Renzi stellte Anzeige

Nicht gut auf „Report“ zu sprechen ist auch Matteo Renzi, Italiens Ministerpräsident in den Jahren 2014 bis 2016 und heute Vorsitzender der kleinen Partei Italia Viva. Renzi war im Mai 2021 in „Report“ zu sehen, auf einem Handy-Video, das ihn auf einer Autobahn-Raststätte nördlich Roms zeigt, während er mit einem der höchsten Geheimdienstfunktionäre Italiens parliert, 40 Minuten lang.
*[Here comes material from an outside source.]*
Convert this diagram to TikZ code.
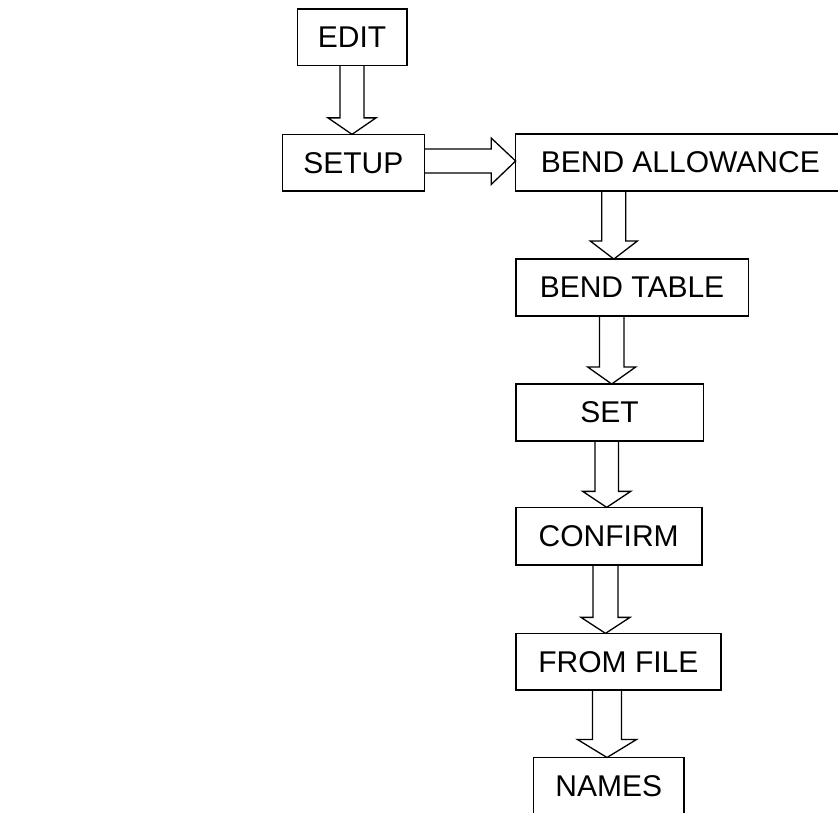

Die Aufzeichnung stammte vom 23. Dezember 2020, und der Politiker schickte sich damals an, den damaligen Ministerpräsidenten Giuseppe Conte zu stürzen, unter anderem mit Vorwürfen zur Geheimdienstkoordination in der Regierung.
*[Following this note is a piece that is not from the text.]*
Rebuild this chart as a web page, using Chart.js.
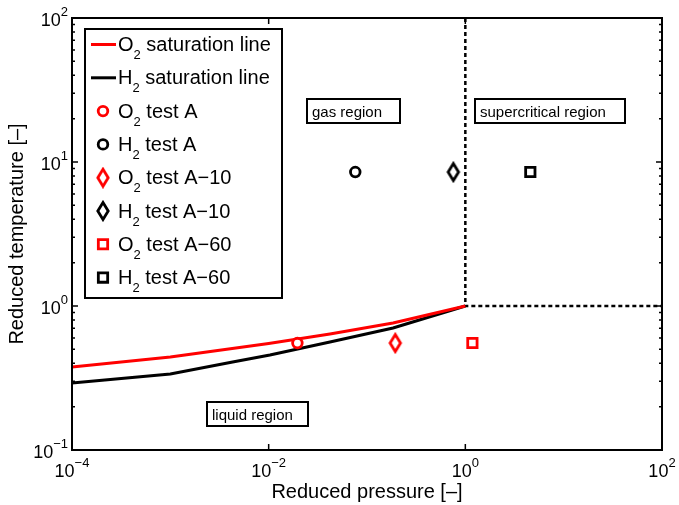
<!DOCTYPE html>
<html>
<head>
<meta charset="utf-8">
<title>Reduced pressure / reduced temperature</title>
<script src="https://cdn.jsdelivr.net/npm/chart.js@4.4.0/dist/chart.umd.min.js"></script>
<style>
  html, body { margin: 0; padding: 0; background: #fff; }
  canvas { display: block; }
</style>
</head>
<body>
<canvas id="myChart" width="679" height="505"></canvas>
<script>
// saturation lines: reduced pressure / reduced temperature
let o2SatP = [1e-4, 1e-3, 1e-2, 0.042, 0.184, 1];
let o2SatT = [0.377, 0.443, 0.549, 0.639, 0.762, 1];
let h2SatP = [1e-4, 1e-3, 0.0043, 0.0103, 0.042, 0.184, 1];
let h2SatT = [0.292, 0.337, 0.408, 0.457, 0.562, 0.703, 1];

// test cases A, A-10, A-60
let testNames = ['A', 'A\u221210', 'A\u221260'];
let o2TestP = [0.0196, 0.194, 1.18];
let o2TestT = [0.553, 0.553, 0.553];
let h2TestP = [0.076, 0.755, 4.58];
let h2TestT = [8.52, 8.52, 8.52];

// critical pressure / temperature boundaries
let critP = [1, 1, 100];
let critT = [100, 1, 1];

let xTicks = [1e-4, 1e-2, 1, 1e2];
let yTicks = [1e-1, 1, 1e1, 1e2];

const RED = '#ff0000';
const BLACK = '#000000';
const FONT = '"Liberation Sans", Arial, Helvetica, sans-serif';

function pts(xs, ys) {
    return xs.map((x, i) => ({ x: x, y: ys[i] }));
}

// tall diamond marker (the built-in rectRot is a square)
function diamond(color) {
    let c = document.createElement('canvas');
    c.width = 16;
    c.height = 22;
    let g = c.getContext('2d');
    g.beginPath();
    g.moveTo(8, 2.5);
    g.lineTo(13.2, 11);
    g.lineTo(8, 19.5);
    g.lineTo(2.8, 11);
    g.closePath();
    g.fillStyle = '#fff';
    g.fill();
    g.lineWidth = 2.8;
    g.strokeStyle = color;
    g.stroke();
    return c;
}

let markerStyles = [
    { pointStyle: 'circle', pointRadius: 4.8 },
    { pointStyle: diamond(RED), pointStyle2: diamond(BLACK), pointRadius: 8 },
    { pointStyle: 'rect', pointRadius: 6.6 }
];

let datasets = [
    { label: 'O_2 saturation line', data: pts(o2SatP, o2SatT), showLine: true,
      borderColor: RED, borderWidth: 3, pointRadius: 0, order: 1 },
    { label: 'H_2 saturation line', data: pts(h2SatP, h2SatT), showLine: true,
      borderColor: BLACK, borderWidth: 3, pointRadius: 0, order: 1 }
];

testNames.forEach((name, i) => {
    let m = markerStyles[i];
    datasets.push({
        label: 'O_2 test ' + name,
        data: [{ x: o2TestP[i], y: o2TestT[i] }],
        pointStyle: m.pointStyle, pointRadius: m.pointRadius,
        borderColor: RED, backgroundColor: '#fff', borderWidth: 2.8, order: 0
    });
    datasets.push({
        label: 'H_2 test ' + name,
        data: [{ x: h2TestP[i], y: h2TestT[i] }],
        pointStyle: m.pointStyle2 || m.pointStyle, pointRadius: m.pointRadius,
        borderColor: BLACK, backgroundColor: '#fff', borderWidth: 2.8, order: 0
    });
});

datasets.push({
    data: pts(critP, critT), showLine: true, borderColor: BLACK,
    borderWidth: 2.5, borderDash: [4, 3], pointRadius: 0, order: 2
});

// text boxes, anchored at left-middle in data coords
let regionNotes = [
    { text: 'gas region', p: 0.0245, t: 22.6, w: 93 },
    { text: 'supercritical region', p: 1.25, t: 22.6, w: 150 },
    { text: 'liquid region', p: 0.00236, t: 0.178, w: 101 }
];

// draws "O_2 ..." with the digit lowered as a subscript
function drawSub(ctx, text, x, y, size) {
    let parts = text.split(/_(\d)/);
    parts.forEach((s, i) => {
        let sub = i % 2 === 1;
        ctx.font = (sub ? Math.round(size * 0.65) : size) + 'px ' + FONT;
        ctx.fillText(s, x, sub ? y + 8 : y);
        x += ctx.measureText(s).width;
    });
}

// draws 10 with a raised exponent, x is the centre or right edge
function drawPow(ctx, value, x, y, align) {
    let base = '10';
    let exp = String(Math.round(Math.log10(value))).replace('-', '\u2212');
    ctx.font = '18px ' + FONT;
    let wb = ctx.measureText(base).width;
    ctx.font = '13px ' + FONT;
    let we = ctx.measureText(exp).width;
    let left = align === 'right' ? x - wb - we : x - (wb + we) / 2;
    ctx.textAlign = 'left';
    ctx.font = '18px ' + FONT;
    ctx.fillText(base, left, y);
    ctx.font = '13px ' + FONT;
    ctx.fillText(exp, left + wb, y - 10.5);
}

const decorations = {
    id: 'decorations',
    afterDatasetsDraw(chart) {
        let ctx = chart.ctx;
        let a = chart.chartArea;
        let xs = chart.scales.x;
        let ys = chart.scales.y;
        ctx.save();
        ctx.fillStyle = BLACK;
        ctx.strokeStyle = BLACK;
        ctx.textBaseline = 'alphabetic';

        // region labels
        regionNotes.forEach(n => {
            let x = Math.round(xs.getPixelForValue(n.p));
            let y = Math.round(ys.getPixelForValue(n.t));
            ctx.fillStyle = '#fff';
            ctx.fillRect(x, y - 12, n.w, 24);
            ctx.lineWidth = 2;
            ctx.strokeRect(x, y - 12, n.w, 24);
            ctx.fillStyle = BLACK;
            ctx.font = '15px ' + FONT;
            ctx.textAlign = 'left';
            ctx.fillText(n.text, x + 5, y + 6);
        });

        // frame and ticks
        ctx.lineWidth = 2;
        ctx.strokeRect(a.left, a.top, a.right - a.left, a.bottom - a.top);
        ctx.lineWidth = 1.5;
        ctx.beginPath();
        for (let d = -1; d < 2; d++) {
            for (let k = 2; k < 10; k++) {
                let y = ys.getPixelForValue(k * Math.pow(10, d));
                ctx.moveTo(a.left, y); ctx.lineTo(a.left + 3, y);
                ctx.moveTo(a.right, y); ctx.lineTo(a.right - 3, y);
            }
        }
        yTicks.forEach(v => {
            let y = ys.getPixelForValue(v);
            ctx.moveTo(a.left, y); ctx.lineTo(a.left + 6, y);
            ctx.moveTo(a.right, y); ctx.lineTo(a.right - 6, y);
        });
        xTicks.forEach(v => {
            let x = xs.getPixelForValue(v);
            ctx.moveTo(x, a.bottom); ctx.lineTo(x, a.bottom - 6);
            ctx.moveTo(x, a.top); ctx.lineTo(x, a.top + 6);
        });
        ctx.stroke();

        // tick labels
        yTicks.forEach(v => drawPow(ctx, v, a.left - 4, ys.getPixelForValue(v) + 8, 'right'));
        xTicks.forEach(v => drawPow(ctx, v, xs.getPixelForValue(v), a.bottom + 27, 'center'));

        // axis titles
        ctx.font = '20px ' + FONT;
        ctx.textAlign = 'center';
        ctx.fillText('Reduced pressure [\u2013]', (a.left + a.right) / 2, 498);
        ctx.save();
        ctx.translate(23, (a.top + a.bottom) / 2);
        ctx.rotate(-Math.PI / 2);
        ctx.fillText('Reduced temperature [\u2013]', 0, 0);
        ctx.restore();

        // legend
        ctx.fillStyle = '#fff';
        ctx.fillRect(85, 29, 197, 269);
        ctx.lineWidth = 2;
        ctx.strokeRect(85, 29, 197, 269);
        ctx.textAlign = 'left';
        chart.data.datasets.filter(d => d.label).forEach((d, i) => {
            let base = 51 + i * 33.3;
            let mid = base - 6.5;
            if (d.showLine) {
                ctx.strokeStyle = d.borderColor;
                ctx.lineWidth = d.borderWidth;
                ctx.beginPath();
                ctx.moveTo(91, mid);
                ctx.lineTo(116, mid);
                ctx.stroke();
            } else {
                ctx.strokeStyle = d.borderColor;
                ctx.fillStyle = d.backgroundColor;
                ctx.lineWidth = d.borderWidth;
                Chart.helpers.drawPoint(ctx, {
                    pointStyle: d.pointStyle, radius: d.pointRadius,
                    rotation: 0, borderWidth: d.borderWidth
                }, 103, mid);
            }
            ctx.fillStyle = BLACK;
            drawSub(ctx, d.label, 118, base, 20);
        });
        ctx.restore();
    }
};

let chart1 = new Chart(document.getElementById('myChart').getContext('2d'), {
    type: 'scatter',
    data: { datasets: datasets },
    options: {
        responsive: false,
        animation: false,
        devicePixelRatio: 1,
        layout: { padding: { left: 72, right: 17, top: 18, bottom: 55 } },
        scales: {
            x: { type: 'logarithmic', min: 1e-4, max: 1e2, display: false },
            y: { type: 'logarithmic', min: 1e-1, max: 1e2, display: false }
        },
        plugins: {
            legend: { display: false },
            tooltip: { enabled: false }
        }
    },
    plugins: [decorations]
});
</script>
</body>
</html>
Nicht gut auf „Report“ zu sprechen ist auch Matteo Renzi, Italiens Ex-Ministerpräsident

Eben diesen Kontext rekonstruierte „Report“ – und stellte die Frage, ob solche Geheimtreffen von für die Dienste gar nicht zuständigen Politikern mit Schlapphüten eigentlich normal seien. Renzi empörte sich, er habe sich von dem Agenten bloß Weihnachtsgebäck mitbringen lassen – und stellte dann auch noch Anzeige gegen „Report“, weil die Sendung ihn ausspioniert habe.

Anonymes Schreiben

Wohl deshalb auch zog einige Monate später der zu Renzis Italia Viva gehörende Senator Davide Faraone im parlamentarischen RAI-Kontrollausschuss ein anonymes Schreiben aus der Tasche, in dem Ranucci beschuldigt wurde, er habe sich in der Redaktion sexueller Belästigungen schuldig gemacht.
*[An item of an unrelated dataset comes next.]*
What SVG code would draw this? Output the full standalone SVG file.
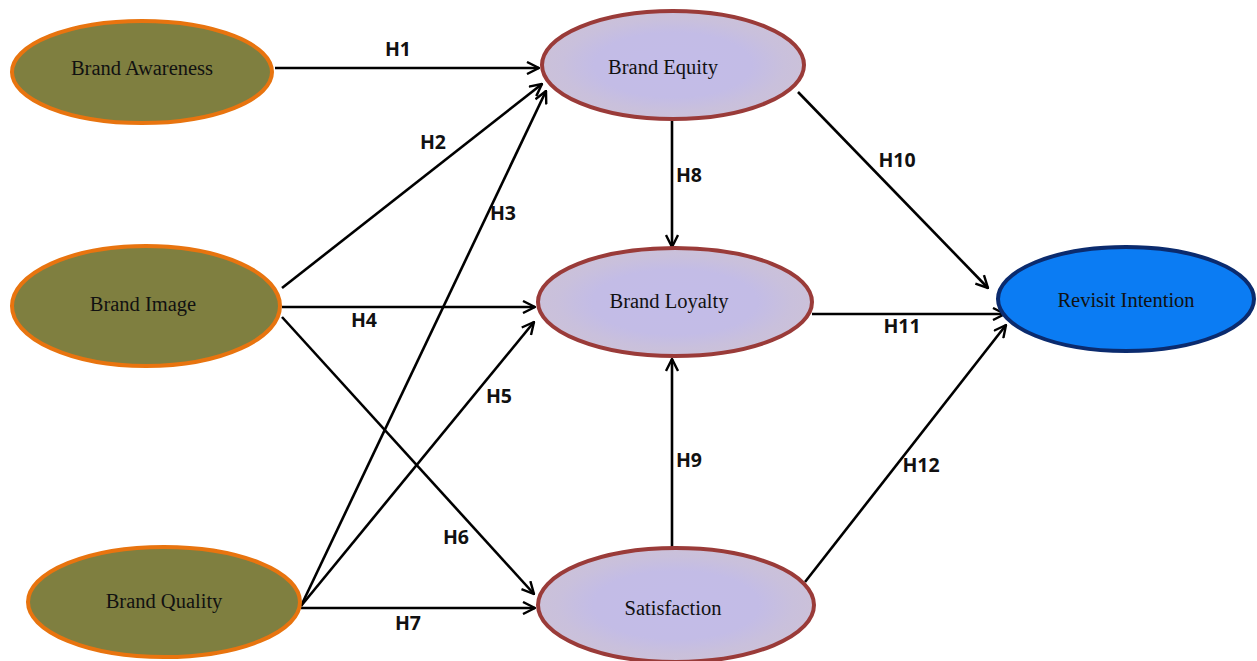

Ihm ebenso wie dem Forza-Italia-Mann antwortete Ranucci daraufhin am Telefon, und er bestätigte ihnen in der Tat, dass in seiner Redaktion laufend anonyme Schreiben mit heftigen Anschuldigungen gegen Politiker eingingen. Die zwei Parlamentarier unterschlugen allerdings, was Ranucci dann hinzufügte. Er werfe solche Schreiben in den Papierkorb – anders als die beiden, die den Journalisten mit der Lancierung der Belästigungsvorwürfe zum Schweigen bringen wollten.